What is a Wacko?

Jessica at Feministing asked a question on Tuesday:

“Why do reputable news services continue to quote known wacko Warren Farrell on the pay gap? (Apparently women want to earn less.) WHY?!”

The links, original to her entry, lead to an article at SeattlePI.com and a previous Feministing article, respectively.

In the SeattlePI article, Mara Lee discusses the gender pay gap, first explaining:

In 1960, women who worked full-time made about 61 percent of what full-time male workers made. In 2004, it was 76 percent.

To think of that in terms of annual pay, the median income, where half of workers make more and half make less, was $31,374 for full-time working women -- and $41,194 for full-time working men.

The less education the worker has, the bigger the gender pay gap.

For high-school graduates older than 25, men's median salary is $31,183; women's is $19,821.

The “wacko” Jessica refers to, Warren Farrell, is referred to in the SeattlePI.com article, pointing out:

Women frequently have years where they cut back to part-time work, or stay home with their kids, so even when they are working full-time, they may not have as much seniority as men their age.

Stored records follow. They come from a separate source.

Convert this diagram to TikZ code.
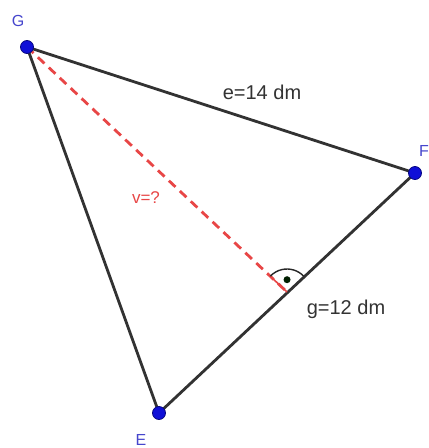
\documentclass[tikz,border=0pt]{standalone}
\usepackage{fontspec}
\setmainfont{Liberation Sans}
\usetikzlibrary{calc,angles}
\definecolor{ptblue}{RGB}{15,15,215}
\definecolor{lblblue}{RGB}{70,70,205}
\definecolor{edgec}{RGB}{50,50,50}
\definecolor{redd}{RGB}{232,70,70}
\begin{document}
\begin{tikzpicture}[x=1pt,y=-1pt,
  edge/.style={draw=edgec,line width=2.8pt,line join=round},
  height/.style={draw=redd,line width=2.8pt,dash pattern=on 9pt off 6pt},
  pt/.style={circle,fill=ptblue,draw=ptblue!60!black,line width=0.8pt,inner sep=0pt,minimum size=13pt},
  ptlabel/.style={text=lblblue,font=\fontsize{16}{18}\selectfont,inner sep=0pt},
  measure/.style={text=black!80,font=\fontsize{20}{22}\selectfont,inner sep=0pt}]
\useasboundingbox[fill=white] (0,0) rectangle (429,448);
\coordinate (G) at (27,47);
\coordinate (F) at (415,173);
\coordinate (E) at (159,413);
\coordinate (H) at (287,292);
% triangle
\draw[edge] (G) -- (F) -- (E) -- cycle;
% height
\draw[height] (G) -- (H);
% right angle mark
\coordinate (hg) at ($(H)!9pt!(G)$);
\coordinate (hf) at ($(H)!9pt!(F)$);
\coordinate (hdot) at ($(hg)+(hf)-(H)$);
\draw[redd,line width=1.6pt] (H) -- ($(H)!23pt!(G)$);
\pic[draw=black!85,line width=1.4pt,angle radius=23pt] {angle = F--H--G};
\node[circle,fill=black!70!green!40!black,inner sep=0pt,minimum size=7pt] (dotm) at (hdot) {};
% points
\node[pt] (Gp) at (G) {};
\node[pt] (Fp) at (F) {};
\node[pt] (Ep) at (E) {};
% labels
\node[ptlabel] (Gl) at (18,21) {G};
\node[ptlabel,anchor=west] (Fl) at (419,151) {F};
\node[ptlabel] (El) at (141,440) {E};
\node[measure] (el) at (262,92) {e=14 dm};
\node[measure] (gl) at (346,309) {g=12 dm};
\node[measure,text=redd,font=\fontsize{17}{19}\selectfont] (vl) at (146,198) {v=?};
\end{tikzpicture}
\end{document}
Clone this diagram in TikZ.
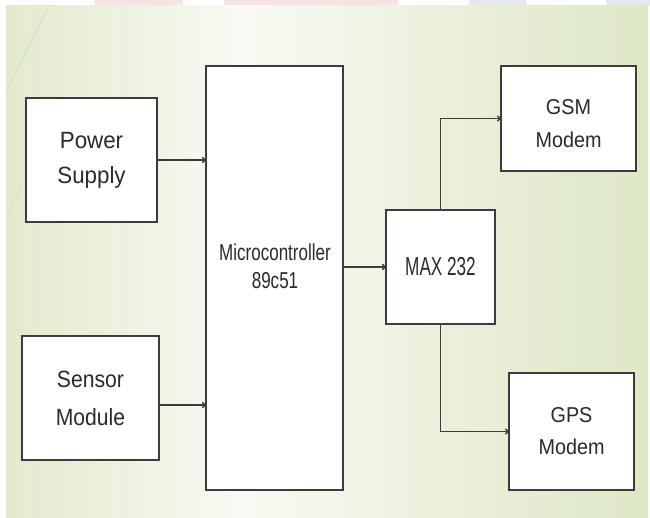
\documentclass[tikz,border=0pt]{standalone}
\usepackage{fontspec}
\setmainfont{Liberation Sans}
\usetikzlibrary{arrows.meta}
\definecolor{bgL}{HTML}{E2EACD}
\definecolor{bgM}{HTML}{F8FAF3}
\definecolor{bgR}{HTML}{DEE7C6}
\definecolor{lnc}{HTML}{3C3C3C}
\definecolor{txc}{HTML}{2A2A2A}
\definecolor{decoP}{HTML}{F6E3E4}
\definecolor{decoB}{HTML}{E6E8EF}
\definecolor{decoL}{HTML}{D3DCBD}
\newcommand{\tf}[3]{\addfontfeatures{FakeStretch=#1}\fontsize{#2}{#3}\selectfont}
\tikzset{
  box/.style={draw=lnc, line width=1.4pt, fill=white, inner sep=0pt, outer sep=0pt, align=center, text=txc},
  txt/.style={inner sep=0pt, align=center, text=txc},
  arr/.style={draw=lnc, line width=1.4pt, -{To[length=4pt,width=6pt]}},
}
\begin{document}
\begin{tikzpicture}[x=1pt,y=-1pt]
\useasboundingbox (0,0) rectangle (650,518);
\fill[white] (0,0) rectangle (650,518);
% faint top decorations
\fill[decoP] (95,0) rectangle (183,6);
\fill[decoP] (224,0) rectangle (398,6);
\fill[decoB] (469,0) rectangle (527,6);
\fill[decoB] (606,0) rectangle (650,6);
% background gradient
\shade[left color=bgL, right color=bgM] (6,6) rectangle (240,517);
\shade[left color=bgM, right color=bgR] (240,6) rectangle (648,517);
\draw[decoL, line width=0.6pt] (48,8) -- (6,92);
\draw[decoL, line width=0.6pt] (22,186) -- (6,218);
% boxes
\node[box, minimum width=131pt, minimum height=124pt, font=\tf{0.95}{23.5}{35}] (ps) at (91.5,160) {Power\\Supply};
\node[box, minimum width=137pt, minimum height=124pt, font=\tf{0.9}{23.5}{38}] (sm) at (90.5,398) {Sensor\\Module};
\node[box, minimum width=137pt, minimum height=424pt] (mc) at (274.5,278) {};
\node[txt, font=\tf{0.74}{23}{28}] (mct) at (275,266) {Microcontroller\\89c51};
\node[box, minimum width=109pt, minimum height=114pt, font=\tf{0.66}{26}{30}] (mx) at (440.5,267) {MAX 232};
\node[box, minimum width=135pt, minimum height=105pt] (gsm) at (568.5,118.5) {};
\node[txt, font=\tf{0.92}{21.5}{33}] (gsmt) at (568.5,123.5) {GSM\\Modem};
\node[box, minimum width=125pt, minimum height=117pt, font=\tf{0.92}{21.5}{32}] (gps) at (571.5,431.5) {GPS\\Modem};
% connectors
\draw[arr] (ps.east) -- (ps.east -| mc.west);
\draw[arr] ([yshift=-7pt]sm.east) -- ([yshift=-7pt]sm.east -| mc.west);
\draw[arr] (mx.west -| mc.east) -- (mx.west);
\draw[arr] (mx.north) |- (gsm.west);
\draw[arr] (mx.south) |- (gps.west);
\end{tikzpicture}
\end{document}
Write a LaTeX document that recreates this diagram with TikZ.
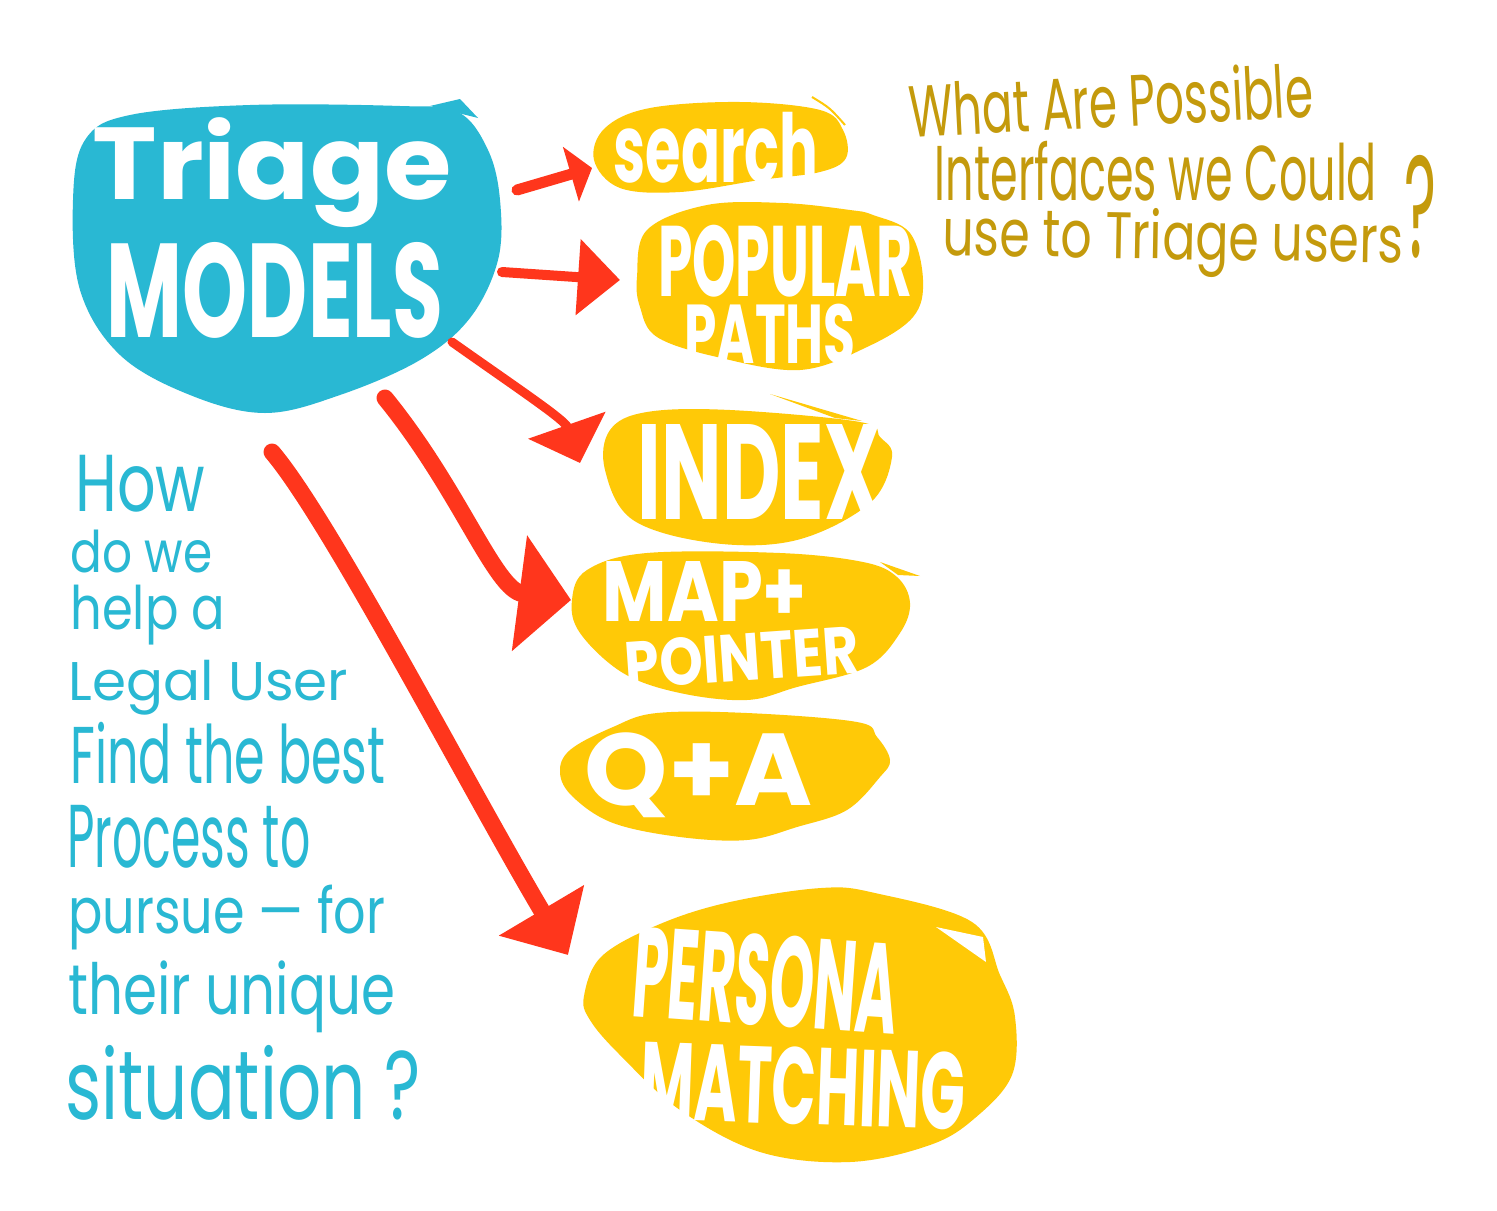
\documentclass[tikz,border=0pt]{standalone}
\usepackage{fontspec}
\usepackage{graphicx}
\usetikzlibrary{arrows.meta}
\newfontfamily\blobfont{Poppins}
\newfontfamily\handfont{Poppins}
\definecolor{tblue}{HTML}{29B8D3}
\definecolor{tyel}{HTML}{FFC907}
\definecolor{tred}{HTML}{FF361C}
\definecolor{tgold}{HTML}{C49A0C}
\newcommand\fitto[3]{\resizebox*{0.5\dimexpr#1pt\relax}{0.5\dimexpr#2pt\relax}{#3}}
\newcommand\twostack[3]{\vbox{\offinterlineskip\halign{\hfil##\hfil\cr#1\cr\noalign{\kern#3}#2\cr}}}
\newcommand\threestack[5]{\vbox{\offinterlineskip\halign{\hfil##\hfil\cr#1\cr\noalign{\kern#4}#2\cr\noalign{\kern#5}#3\cr}}}
\tikzset{
  blobtext/.style={text=white,inner sep=0pt,font=\blobfont\bfseries},
  bluehand/.style={text=tblue,inner sep=0pt,anchor=north west,font=\handfont},
  goldhand/.style={text=tgold,inner sep=0pt,font=\handfont},
  redarrow/.style={draw=tred,line cap=round},
  blob/.style={fill=tyel},
}
\begin{document}
\begin{tikzpicture}[x=0.5pt,y=-0.5pt]
\useasboundingbox (0,0) rectangle (1497,1210);
\fill[white] (0,0) rectangle (1497,1210);

% ---------- blobs ----------
\fill[tblue] plot[smooth cycle,tension=0.6] coordinates {(85,140) (130,115) (250,105) (400,106) (458,112) (488,150) (500,200) (498,260) (470,318) (420,360) (340,395) (265,413) (190,395) (120,355) (80,290) (73,200)};
\fill[tblue] (430,106) -- (460,99) -- (478,118) -- cycle;

\fill[blob] plot[smooth cycle,tension=0.6] coordinates {(594,160) (605,128) (650,108) (740,102) (820,110) (843,130) (846,158) (820,172) (760,180) (680,192) (620,188)};
\draw[tyel,line width=1pt] (812,97) .. controls (830,108) .. (845,125);

\fill[blob] plot[smooth cycle,tension=0.6] coordinates {(637,277) (647,230) (707,205) (783,203) (850,210) (873,215) (910,233) (923,280) (913,317) (867,347) (800,370) (717,357) (657,337) (640,307)};

\fill[blob] plot[smooth cycle,tension=0.6] coordinates {(610,430) (605,470) (633,520) (713,543) (797,540) (870,503) (892,457) (880,437) (860,422) (730,410) (647,412)};
\fill[tyel] (770,394) -- (862,421) -- (835,418) -- cycle;

\fill[blob] plot[smooth cycle,tension=0.6] coordinates {(572,600) (587,570) (647,553) (780,553) (863,562) (897,577) (910,603) (900,633) (867,667) (797,687) (747,700) (680,693) (623,673) (580,633)};
\fill[tyel] (880,562) -- (920,576) -- (898,575) -- cycle;

\fill[blob] plot[smooth cycle,tension=0.6] coordinates {(560,773) (570,750) (613,727) (657,713) (747,713) (857,722) (877,737) (890,760) (880,777) (847,810) (797,827) (747,840) (680,837) (613,823) (573,797)};

\fill[blob] plot[smooth cycle,tension=0.6] coordinates {(584,996) (602,956) (660,924) (730,902) (821,888) (875,893) (972,922) (1000,975) (1015,1017) (1012,1075) (975,1118) (930,1145) (850,1162) (760,1152) (680,1110) (620,1055) (590,1020)};
\fill[white] (936,927) -- (983,937) -- (986,962) -- cycle;

% ---------- blob labels ----------
\node[blobtext,anchor=north] (triage) at (272,117)
  {\twostack{\fitto{359}{110}{Triage}}{\hskip3pt\fitto{336}{96}{MODELS}}{7.5pt}};
\node[blobtext] (search) at (716,148) {\fitto{205}{71}{search}};
\node[blobtext,anchor=north] (popular) at (785,225)
  {\twostack{\fitto{254}{72}{POPULAR}}{\fitto{171}{60}{PATHS}\hskip15pt}{3.5pt}};
\node[blobtext] (index) at (760,472) {\fitto{244}{95}{INDEX}};
\node[blobtext,anchor=north] (map) at (742,561)
  {\twostack{\fitto{204}{60}{MAP+}\hskip37pt}{\rotatebox{4}{\fitto{234}{48}{POINTER}}}{2pt}};
\node[blobtext] (qa) at (699,775) {\fitto{228}{85}{Q+A}};
\node[blobtext,anchor=north] (persona) at (803,925)
  {\twostack{\rotatebox{-4}{\fitto{265}{92}{PERSONA}}\hskip37pt}{\rotatebox{-2}{\fitto{324}{78}{MATCHING}}}{2.75pt}};

% ---------- arrows ----------
\coordinate (s1) at (517,190); \coordinate (e1) at (592,168);
\coordinate (s2) at (502,272); \coordinate (e2) at (620,280);
\coordinate (s3) at (452,342); \coordinate (e3) at (580,463);
\coordinate (s4) at (385,398); \coordinate (e4) at (571,600);
\coordinate (s5) at (272,452); \coordinate (e5) at (568,955);
\draw[redarrow,line width=5.5pt,-{Triangle[length=11pt,width=28pt]}] (s1) -- (e1);
\draw[redarrow,line width=5pt,-{Triangle[length=21pt,width=37pt]}] (s2) -- (e2);
\draw[redarrow,line width=4.5pt,-{Triangle[length=20pt,width=40pt]}] (s3) .. controls (520,390) and (565,420) .. (e3);
\draw[redarrow,line width=8.5pt,-{Triangle[length=26pt,width=57pt]}] (s4) .. controls (460,490) and (495,590) .. (e4);
\draw[redarrow,line width=8.5pt,-{Triangle[length=26pt,width=48pt]}] (s5) .. controls (330,520) and (470,790) .. (e5);

% ---------- left question ----------
\foreach \n/\t/\x/\y/\w/\h in {1/How/75/455/130/57, 2/do we/70/530/142/43, 3/help a/70/585/155/60, 4/Legal User/68/660/280/55, 5/Find the best/70/722/315/62, 6/Process to/67/805/243/63, 7/pursue — for/68/885/317/65, 8/their unique/68/960/327/72, 9/situation ?/65/1045/355/75}
  \node[bluehand] (q\n) at (\x,\y) {\fitto{\w}{\h}{\t}};

% ---------- right question ----------
\node[goldhand,anchor=north] (gq) at (1173,61)
  {\threestack{\rotatebox{3}{\fitto{404}{56}{What Are Possible}}\hskip62pt}{\fitto{442}{60}{Interfaces we Could}\hskip17pt}{\rotatebox{-1}{\fitto{461}{68}{use to Triage users}}}{1.25pt}{2pt}};
\node[goldhand] (gmark) at (1420,207) {\fitto{32}{103}{?}};
\end{tikzpicture}
\end{document}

Farrell believes that 70 percent of the gap is caused by women's choices to balance work and child-rearing.

The Feministing article Jessica tracks back to, by Lauryn, was written in February of this year. Lauryn cites a New York Times article by Claudia H. Deutsch on Farrell.

The article has been archived, and Lauryn did not use the Times ‘s trackback feature, so here is the passage she quoted:

"Women, he believes, methodically engineer their own paltry pay. They choose psychically fulfilling jobs, like librarian or art historian, that attract enough applicants for the law of supply and demand to kick in and depress pay. They avoid well-paid but presumably risky work - hence, the paucity of women flying planes. And they tend to put in fewer hours than men - no small point, he says, because people who work 44 hours a week make almost twice as much as those who work 34 and are more likely to be promoted."

She rebuts this position, saying:

Ummmm, yeah. But where is the analysis on how women are pushed out of partnerships and senior level positions when they become pregnant. Or how women are still left tending to the majority of childcare and house work. And how no matter how many hours we put in, we will still never be eligible for the boys club. I don't care how you spin it, it is just plain wrong to blame women for their lower pay. (sigh).[Emphasis hers]

She concludes by asking: “[ C]ould the Times really not find anything better to publish than this propaganda?”

These two questions hearken back to Laurent’s post, and his question of who should be given a voice. The writers at Feministing call Farrell a “wacko” and his points “propaganda.” I can understand their dismay, and to an extent I agree with it. However, what makes a “wacko?” At what point is a person’s position so outrageous that its most newsworthy aspect is its oddity? And who should determine this outrageousness? Is it up to the reporter? The news media as a whole? The readership?

Feminists and the pay gap, conspiracy theorists and 9/11, even believers in intellectual design and high school science classes -- we must consider all these examples and be careful to define the lines between insane, incorrect, and merely dissenting. Otherwise, everyone is crazy but you.